==== DATA EXTRACT

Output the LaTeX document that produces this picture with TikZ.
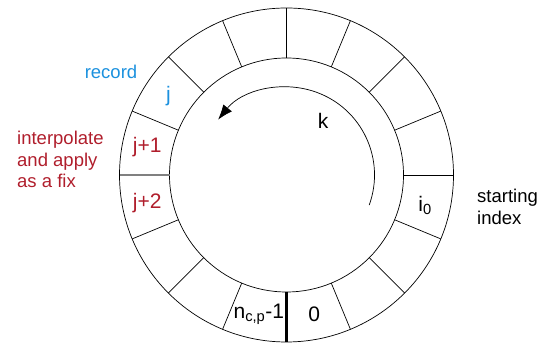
\documentclass[tikz,border=0pt]{standalone}
\usepackage{fontspec}
\setmainfont{Liberation Sans}
\usetikzlibrary{arrows.meta, calc}

\definecolor{recblue}{RGB}{28,145,222}
\definecolor{fixred}{RGB}{176,30,44}

\begin{document}
\begin{tikzpicture}[
    x=1pt, y=1pt,
    >=Latex, % Set default arrow tip style
    ring/.style={black, line width=0.7pt}, % Style for the two circles
    divider/.style={black, line width=0.7pt}, % Style for the cell borders
    cell/.style={font=\fontsize{21}{25}\selectfont, inner sep=0pt}, % Labels in the cells
    sidelabel/.style={font=\fontsize{18.5}{21.5}\selectfont, align=left, inner sep=0pt}, % Notes beside the ring
    turn/.style={->, line width=0.7pt, >={Latex[length=15pt,width=11pt]}} % Style for the arc arrow
]

    % Fix the picture size
    \useasboundingbox (0,0) rectangle (552,344);

    % Define radii
    \def\outr{167}
    \def\inr{117}
    \def\midr{142}
    \coordinate (c) at (286.5,169);

    % The ring
    \draw[ring] (c) circle (\outr);
    \draw[ring] (c) circle (\inr);

    % Cell borders, every 22.5 degrees
    \foreach \a in {0,22.5,...,337.5} {
        \ifdim\a pt=270pt\else
            \ifdim\a pt=180pt\else
                \draw[divider] ($(c)+(\a:\inr)$) -- ($(c)+(\a:\outr)$);
            \fi
        \fi
    }
    % Grey border between j+1 and j+2
    \draw[gray, line width=1.3pt] ($(c)+(180:\inr)$) -- ($(c)+(180:\outr)$);
    % Bold border between the last and the first cell
    \draw[line width=2.8pt] ($(c)+(270:\inr)$) -- ($(c)+(270:\outr)$);

    % Labels in the cells
    \node[cell, recblue] (cj) at ($(c)+(146.25:\midr)$) {j};
    \node[cell, fixred] (cj1) at ($(c)+(168.75:\midr)$) {j+1};
    \node[cell, fixred] (cj2) at ($(c)+(191.25:\midr)$) {j+2};
    \node[cell] (ci0) at ($(c)+(347.5:\midr)$) {i\textsubscript{0}};
    \node[cell] (czero) at ($(c)+(281.25:\midr)$) {0};
    \node[cell] (clast) at ($(c)+(258.75:\midr)$) {n\textsubscript{c,p}-1};

    % Direction of k
    \draw[turn] ($(c)+(-20:88)$) arc (-20:141:88);
    \node[cell] (k) at ($(c)+(36.5,54)$) {k};

    % Notes beside the ring
    \node[sidelabel, recblue] (record) at (111,272) {record};
    \node[sidelabel, fixred, anchor=north west] (fix) at (17,213)
        {interpolate\\and apply\\as a fix};
    \node[sidelabel, anchor=west] (start) at (477,137) {starting\\index};

\end{tikzpicture}
\end{document}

========

STATED TASK:
Copy every line of the data exactly as written, excluding the pictures.

SOLUTION TO THIS EXERCISE:
Output the LaTeX document that produces this picture with TikZ.
\documentclass[tikz,border=0pt]{standalone}
\usepackage{fontspec}
\setmainfont{Liberation Sans}
\usetikzlibrary{arrows.meta, calc}

\definecolor{recblue}{RGB}{28,145,222}
\definecolor{fixred}{RGB}{176,30,44}

\begin{document}
\begin{tikzpicture}[
    x=1pt, y=1pt,
    >=Latex, % Set default arrow tip style
    ring/.style={black, line width=0.7pt}, % Style for the two circles
    divider/.style={black, line width=0.7pt}, % Style for the cell borders
    cell/.style={font=\fontsize{21}{25}\selectfont, inner sep=0pt}, % Labels in the cells
    sidelabel/.style={font=\fontsize{18.5}{21.5}\selectfont, align=left, inner sep=0pt}, % Notes beside the ring
    turn/.style={->, line width=0.7pt, >={Latex[length=15pt,width=11pt]}} % Style for the arc arrow
]

    % Fix the picture size
    \useasboundingbox (0,0) rectangle (552,344);

    % Define radii
    \def\outr{167}
    \def\inr{117}
    \def\midr{142}
    \coordinate (c) at (286.5,169);

    % The ring
    \draw[ring] (c) circle (\outr);
    \draw[ring] (c) circle (\inr);

    % Cell borders, every 22.5 degrees
    \foreach \a in {0,22.5,...,337.5} {
        \ifdim\a pt=270pt\else
            \ifdim\a pt=180pt\else
                \draw[divider] ($(c)+(\a:\inr)$) -- ($(c)+(\a:\outr)$);
            \fi
        \fi
    }
    % Grey border between j+1 and j+2
    \draw[gray, line width=1.3pt] ($(c)+(180:\inr)$) -- ($(c)+(180:\outr)$);
    % Bold border between the last and the first cell
    \draw[line width=2.8pt] ($(c)+(270:\inr)$) -- ($(c)+(270:\outr)$);

    % Labels in the cells
    \node[cell, recblue] (cj) at ($(c)+(146.25:\midr)$) {j};
    \node[cell, fixred] (cj1) at ($(c)+(168.75:\midr)$) {j+1};
    \node[cell, fixred] (cj2) at ($(c)+(191.25:\midr)$) {j+2};
    \node[cell] (ci0) at ($(c)+(347.5:\midr)$) {i\textsubscript{0}};
    \node[cell] (czero) at ($(c)+(281.25:\midr)$) {0};
    \node[cell] (clast) at ($(c)+(258.75:\midr)$) {n\textsubscript{c,p}-1};

    % Direction of k
    \draw[turn] ($(c)+(-20:88)$) arc (-20:141:88);
    \node[cell] (k) at ($(c)+(36.5,54)$) {k};

    % Notes beside the ring
    \node[sidelabel, recblue] (record) at (111,272) {record};
    \node[sidelabel, fixred, anchor=north west] (fix) at (17,213)
        {interpolate\\and apply\\as a fix};
    \node[sidelabel, anchor=west] (start) at (477,137) {starting\\index};

\end{tikzpicture}
\end{document}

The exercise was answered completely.